Certainly I cannot speak for every instance, individual, or case. I can however share insight into my experiences and observations, and I’d like to present a different perspective than the one people tend to focus upon. Gun control won’t solve what we are seeing. Guns have been more readily accessible in the past, they aren’t the issue. People and society are the issue.
This latest tragedy involves a young man who left quite a detailed account. Even the image he presents leads me to my personal conclusions on this terrible trend of homicide and suicide at campuses everywhere. The media and the social values these images and stories represent to the youth–and all of us, to be honest. What we find acceptable today wasn’t always acceptable. How far is too far?
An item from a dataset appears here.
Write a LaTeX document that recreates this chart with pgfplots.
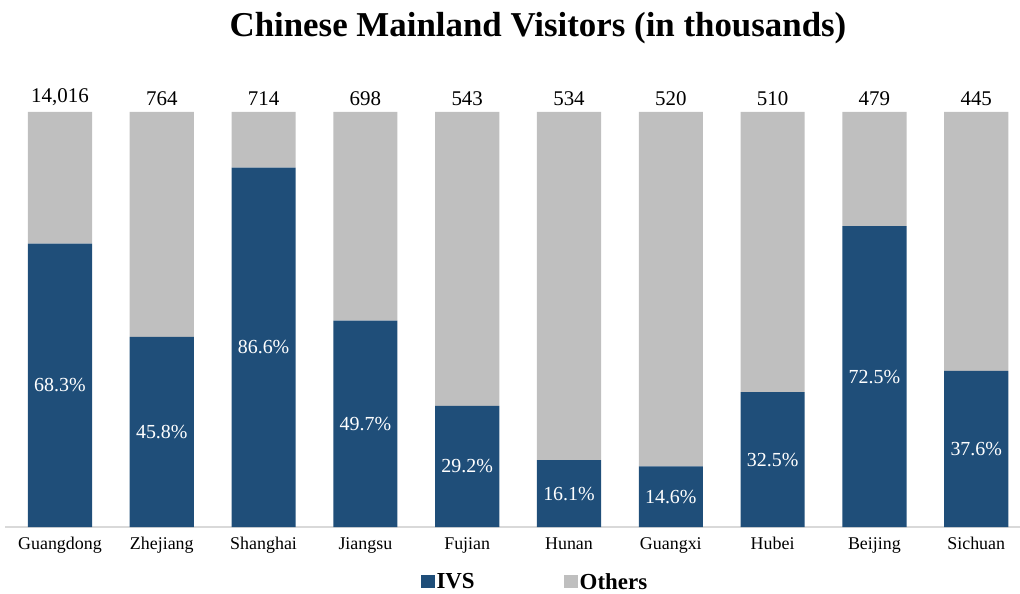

I see an angry young man who basically disses his mates for not allowing him to feel that his life is as it should be. How subjective? And based upon what? Sex, popularity, and many other superficial standards of success and acceptance. The cool life. So he goes off the deep end and kills, and ending his own life. This is a desire to exit, angrily and with finality. No way out.
When someone does reach the end of their rope, mentally, emotionally, spiritually, the desire to live disappears. The desire to achieve disappears. The desire to put any effort into anything eventually disappears. It’s a brokenness of mind and spirit. Never mistake someone’s decision to give up as a transparent fact. The deeper psychological and health implications are a severe obstacle to overcome.
What beliefs did these young people have about the way the world should be?
And what was their real experience with the world? I bet they rarely, if ever, talked about it.
The emotional machine is a very real engine of action, right and wrong. In our morality over the rules in society’s laws, we have failed these young people in our social norms, the unspoken and unwritten rules of how we as human beings ought to be–to be treated, to be thought of, to be respected, to be love and receive love. Instead, again I ask, what is the experience of youth today?
Is it just youth today? Why are statistics showing a rise in mental illness?
Is it the guns? Or is it something about who we are as a society? I beg the question that can bring real change.